Does anyone else think this story is deeply weird?

Familiarity and expectations can be deadly to our ability to see things as they are.  I literally cannot remember a time in my life when I didn’t know the story of Moses and the burning bush.  If the word “flannelgraph” means something to you, please raise your hand.  For the rest of you, to borrow a line, when I was a kid in Sunday school, videos were called flannelgraphs.  The flannelgraph was a flannel-covered board on a stand—ours were a medium green—and the teacher had all these paper cutouts of people and animals and other things, clip-art style, which had the backs treated with something so they could be stuck to the flannel and taken off again.  I don’t know how old I was, but I can remember the little drawing of the burning bush on the flannelgraph as the teacher told us the story.  Which is a good thing, on the whole—but it does create a challenge:  can I see the burning bush as more than just a paper cutout?

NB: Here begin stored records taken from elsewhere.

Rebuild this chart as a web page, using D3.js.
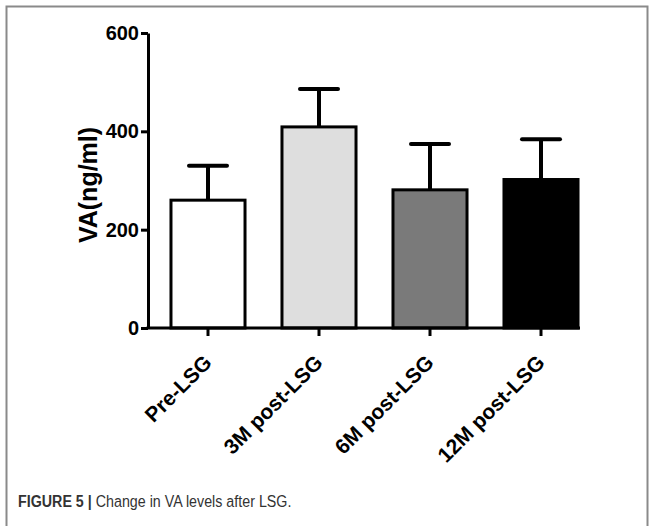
<!DOCTYPE html>
<html>
<head>
<meta charset="utf-8">
<script src="https://cdn.jsdelivr.net/npm/d3@7"></script>
<style>
  body { margin: 0; background: #fff; }
  svg { display: block; }
</style>
</head>
<body>
<svg id="chart"></svg>
<script>
const groups = ['Pre-LSG', '3M post-LSG', '6M post-LSG', '12M post-LSG'];
const means = [260, 409, 281, 302];
const errTops = [330, 486, 374, 384];
const fills = ['#ffffff', '#dedede', '#7a7a7a', '#000000'];
const yTicks = [0, 200, 400, 600];

const width = 654, height = 526;
const svg = d3.select('#chart').attr('width', width).attr('height', height);

// figure frame
svg.append('rect')
  .attr('x', 6.5).attr('y', 6.5)
  .attr('width', 641).attr('height', 540)
  .attr('fill', 'none').attr('stroke', '#8a8a8a').attr('stroke-width', 2);

const axisX = 148, axisEnd = 580;
const y = d3.scaleLinear().domain([0, 600]).range([328, 33]);
const x = d3.scaleBand().domain(groups).range([152.5, 596.5])
  .paddingInner(0.333).paddingOuter(0.1665);

const font = 'Liberation Sans, Arial, sans-serif';

// y axis
const yAxis = svg.append('g')
  .attr('transform', `translate(${axisX},0)`)
  .call(d3.axisLeft(y).tickValues(yTicks).tickSize(7).tickPadding(2).tickSizeOuter(0));
yAxis.select('.domain').attr('stroke', '#000').attr('stroke-width', 3);
yAxis.selectAll('.tick line').attr('stroke', '#000').attr('stroke-width', 3);
yAxis.selectAll('.tick text')
  .attr('font-family', font).attr('font-size', 20).attr('font-weight', 'bold').attr('fill', '#000');

svg.append('text')
  .attr('transform', 'translate(97,185) rotate(-90)')
  .attr('text-anchor', 'middle')
  .attr('font-family', font).attr('font-size', 25).attr('font-weight', 'bold')
  .text('VA(ng/ml)');

// bars
svg.selectAll('.bar')
  .data(groups)
  .enter().append('rect')
  .attr('class', 'bar')
  .attr('x', d => x(d))
  .attr('y', (d, i) => y(means[i]))
  .attr('width', x.bandwidth())
  .attr('height', (d, i) => y(0) - y(means[i]))
  .attr('fill', (d, i) => fills[i])
  .attr('stroke', '#000').attr('stroke-width', 3);

// error bars
const cap = 38;
groups.forEach((g, i) => {
  const cx = x(g) + x.bandwidth() / 2;
  svg.append('line')
    .attr('x1', cx).attr('x2', cx)
    .attr('y1', y(means[i])).attr('y2', y(errTops[i]))
    .attr('stroke', '#000').attr('stroke-width', 4);
  svg.append('line')
    .attr('x1', cx - cap / 2).attr('x2', cx + cap / 2)
    .attr('y1', y(errTops[i])).attr('y2', y(errTops[i]))
    .attr('stroke', '#000').attr('stroke-width', 4).attr('stroke-linecap', 'round');
});

// x axis
const xAxis = svg.append('g')
  .attr('transform', `translate(0,${y(0)})`)
  .call(d3.axisBottom(x).tickSize(8).tickSizeOuter(0));
xAxis.select('.domain').remove();
xAxis.append('line')
  .attr('x1', axisX - 1.5).attr('x2', axisEnd)
  .attr('stroke', '#000').attr('stroke-width', 3);
xAxis.selectAll('.tick line').attr('stroke', '#000').attr('stroke-width', 3);
xAxis.selectAll('.tick text')
  .attr('font-family', font).attr('font-size', 21).attr('font-weight', 'bold').attr('fill', '#000')
  .attr('text-anchor', 'end')
  .attr('transform', 'translate(5,36) rotate(-45)')
  .attr('dy', 0).attr('y', 0).attr('x', 0);

// caption (condensed face imitated with a horizontal squeeze)
const caption = svg.append('text')
  .attr('transform', 'translate(18,507) scale(0.84,1)')
  .attr('font-family', font)
  .attr('font-size', 17).attr('fill', '#333');
caption.append('tspan').attr('font-weight', 'bold').text('FIGURE 5 | ');
caption.append('tspan').text('Change in VA levels after LSG.');
</script>
</body>
</html>
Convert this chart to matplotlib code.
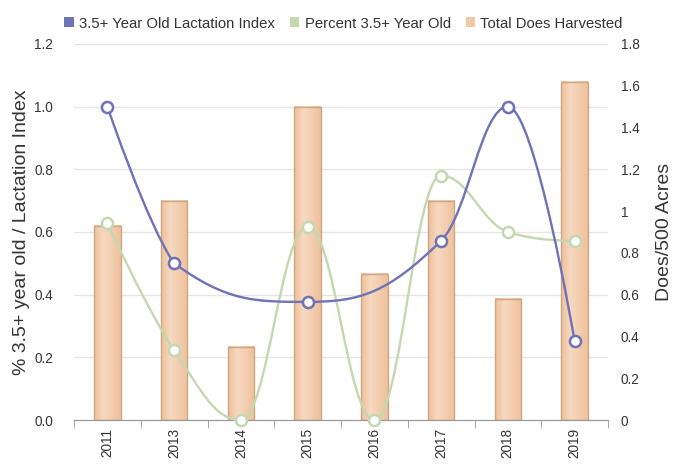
import numpy as np
import matplotlib
matplotlib.use('Agg')
import matplotlib.pyplot as plt
from matplotlib.path import Path
from matplotlib.patches import PathPatch, Patch
from matplotlib.colors import LinearSegmentedColormap

plt.rcParams['font.family'] = ['Liberation Sans', 'DejaVu Sans']

years = ['2011', '2013', '2014', '2015', '2016', '2017', '2018', '2019']
lactation_index = [1.0, 0.5, None, 0.377, None, 0.572, 1.0, 0.252]
percent_old = [0.628, 0.223, 0.0, 0.617, 0.0, 0.78, 0.6, 0.571]
does_harvested = [0.93, 1.05, 0.35, 1.5, 0.7, 1.05, 0.58, 1.62]

purple = '#6e72b6'
green = '#c4d8b0'
bar_fill = '#f2c9a6'
bar_edge = '#cfa582'
txt = '#333333'


def spline_path(xs, ys):
    # Highcharts-like spline (smoothing 1.5), as cubic bezier path
    pts = [(x, y) for x, y in zip(xs, ys) if y is not None]
    n = len(pts)
    right = [None] * n
    left = [None] * n
    sm, den = 1.5, 2.5
    for i in range(1, n - 1):
        px, py = pts[i]
        lx, ly = pts[i - 1]
        nx, ny = pts[i + 1]
        lcx = (sm * px + lx) / den
        lcy = (sm * py + ly) / den
        rcx = (sm * px + nx) / den
        rcy = (sm * py + ny) / den
        corr = 0
        if rcx != lcx:
            corr = (rcy - lcy) * (rcx - px) / (rcx - lcx) + py - rcy
        lcy += corr
        rcy += corr
        if lcy > ly and lcy > py:
            lcy = max(ly, py)
            rcy = 2 * py - lcy
        elif lcy < ly and lcy < py:
            lcy = min(ly, py)
            rcy = 2 * py - lcy
        if rcy > ny and rcy > py:
            rcy = max(ny, py)
            lcy = 2 * py - rcy
        elif rcy < ny and rcy < py:
            rcy = min(ny, py)
            lcy = 2 * py - rcy
        left[i] = (lcx, lcy)
        right[i] = (rcx, rcy)
    verts = [pts[0]]
    codes = [Path.MOVETO]
    for i in range(1, n):
        c1 = right[i - 1] if right[i - 1] is not None else pts[i - 1]
        c2 = left[i] if left[i] is not None else pts[i]
        verts += [c1, c2, pts[i]]
        codes += [Path.CURVE4] * 3
    return Path(verts, codes), pts


fig = plt.figure(figsize=(6.87, 4.68), dpi=100)
ax = fig.add_axes([74 / 687, 48 / 468, 534 / 687, 376 / 468])
ax2 = ax.twinx()

x = np.arange(len(years))

# bars on right axis, with a soft horizontal gradient
bars = ax2.bar(x, does_harvested, width=0.4, facecolor='none', edgecolor=bar_edge,
               linewidth=1, zorder=3)
grad_cmap = LinearSegmentedColormap.from_list(
    'bar', [(0, '#eebf9a'), (0.35, '#f6d9c2'), (1, '#efc19c')])
grad = np.linspace(0, 1, 64).reshape(1, -1)
for rect in bars:
    x0, w, h = rect.get_x(), rect.get_width(), rect.get_height()
    ax2.imshow(grad, cmap=grad_cmap, extent=[x0, x0 + w, 0, h], aspect='auto',
               zorder=2, interpolation='bilinear')

ax2.set_xlim(-0.5, len(years) - 0.5)
ax2.set_ylim(0, 1.8)
ax2.set_yticks(np.arange(0, 1.81, 0.2))
ax2.set_yticklabels(['0', '0.2', '0.4', '0.6', '0.8', '1', '1.2', '1.4', '1.6', '1.8'])
ax2.set_ylabel('Does/500 Acres', fontsize=14, color=txt, labelpad=12)

# lines on left axis, drawn above bars
ax.set_zorder(ax2.get_zorder() + 1)
ax.patch.set_visible(False)
ax.set_ylim(0, 1.2)
ax.set_xlim(-0.5, len(years) - 0.5)
ax.set_yticks(np.arange(0, 1.21, 0.2))
ax.set_yticklabels(['%.1f' % v for v in np.arange(0, 1.21, 0.2)])
ax.set_ylabel('% 3.5+ year old / Lactation Index', fontsize=14, color=txt, labelpad=3)

for b in np.arange(0.2, 1.21, 0.2):
    ax2.axhline(b * 1.5, color='#e6e6e6', linewidth=1, zorder=0)

for vals, col in [(percent_old, green), (lactation_index, purple)]:
    path, pts = spline_path(x, vals)
    ax.add_patch(PathPatch(path, facecolor='none', edgecolor=col, linewidth=1.7,
                           zorder=3, clip_on=False))
    px = [p[0] for p in pts]
    py = [p[1] for p in pts]
    ax.plot(px, py, linestyle='none', marker='o', markersize=8,
            markerfacecolor='white', markeredgecolor=col, markeredgewidth=1.8,
            zorder=4, clip_on=False)

ax.set_xticks(x)
ax.set_xticklabels(years, rotation=90, fontsize=9.8, color=txt)
ax.set_xticks(np.arange(-0.5, len(years)), minor=True)
ax.tick_params(axis='x', which='major', length=0, pad=6)
ax.tick_params(axis='x', which='minor', length=6, color='#999999', direction='out')
ax.tick_params(axis='y', length=0, labelsize=9.8, labelcolor=txt, pad=15)
ax2.tick_params(axis='y', length=0, labelsize=9.8, labelcolor=txt, pad=9)

for a in (ax, ax2):
    for s in ['top', 'left', 'right']:
        a.spines[s].set_visible(False)
    a.spines['bottom'].set_color('#999999')

handles = [Patch(facecolor=purple), Patch(facecolor=green), Patch(facecolor=bar_fill)]
labels = ['3.5+ Year Old Lactation Index', 'Percent 3.5+ Year Old', 'Total Does Harvested']
fig.legend(handles, labels, loc='upper center', bbox_to_anchor=(0.5, 0.993), ncol=3,
           frameon=False, fontsize=10.7, handlelength=0.65, handleheight=0.65,
           handletextpad=0.35, columnspacing=1.0, labelcolor=txt)

fig.savefig('out.png', dpi=100)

This is a place where the wisdom of the late Presbyterian pastor and writer Frederick Buechner resonates:

When a minister reads out of the Bible, I am sure that at least nine times out of ten the people who happen to be listening at all hear not what is really being read but only what they expect to hear read.  And I think that what most people expect to hear read from the Bible is an edifying story, an uplifting thought, a moral lesson—something elevating, obvious, and boring.  So that is exactly what very often they do hear.  Only that is too bad because if you really listen—and maybe you have to forget that it is the Bible being read and a minister who is reading it—there is no telling what you might hear.

There truly is no telling; and there is no telling what you might see if you really look; and if either happens, there is no telling at all what you might do.  But for any of that to happen, we need to be jolted out of our expectation of familiarity—from “Oh, yeah, the burning bush” to “Wait, what?”  God could show up as a person, or send an angel, and he does both at various times.  Here, he shows up as a fire that’s in a bush, or around a bush, but just sort of co-existing with the bush, and waits for Moses to wander by with the sheep.  This is like God doing Rube Goldberg, choosing this roundabout way to strike up a conversation; we need to let it rock us back on our heels a bit and make us ask, “Why?”  Thing is, if we do that, I think the question points us to the answer:  after forty years of meandering through the wilderness with a rabble of dirty, smelly, hapless, stupid sheep, Moses needed his eyes jolted open.  This isn’t Rube Goldberg at all, this is God anticipating Flannery O’Connor:  “To the hard of hearing you shout, and for the almost-blind you draw large and startling figures.”